Fujifilm Holdings President Shigetaka Komori wants a Swiss-style cap on the yen to help Japanese firms, he said in an interview on Wednesday, adding his voice to a growing chorus of executives, including Nissan's Carlos Ghosn.

Komori also said diversification had helped protect Fujifilm from meeting a fate like that of photographic film pioneer Eastman Kodak, which is preparing a Chapter 11 bankruptcy protection filing in case it is unable to sell its digital patents to raise capital, a report said earlier this month.

Fujifilm, which diversified from the shriveling photographic film market into digital photography, printers and healthcare, in October cut its operating profit forecast for the financial year ending in March by 15 percent to 136.5 billion yen ($1.8 billion), blaming the strong yen and global economic uncertainty.

But Komori said that would amount to a record profit if calculated on the basis of 2007 exchange rates and materials prices.

The government is showing weak leadership, he said. We are asking the government to do something like Switzerland, Komori said, referring to the Swiss National Bank's cap on the franc at 1.20 per euro, introduced last September.

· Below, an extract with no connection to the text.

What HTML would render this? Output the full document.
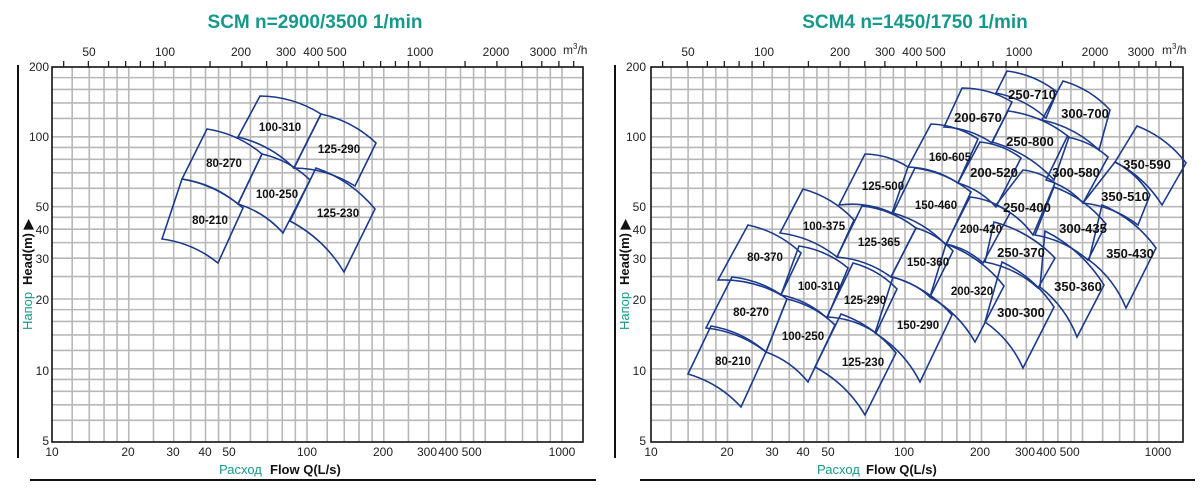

Japanese Finance Minister Jun Azumi, however, told reporters on Wednesday that it would be hard for Japan to set such an upper limit on its currency given the vast supply of yen in global markets.

From the standpoint that the Japanese yen is basically the third key currency after the dollar and the euro, we cannot go as far as the Swiss have done, Azumi said.

Fujifilm's Komori sees 90 yen to the dollar as a fair exchange rate, compared with current rates of about 77 yen.

But he said Fujifilm could bear the current rates and that he currently had no plans to shift more production overseas.

Nissan's Ghosn said last November many projects were being moved outside Japan because businesses could not cope with current exchange rates. He called for a fixed exchange rate.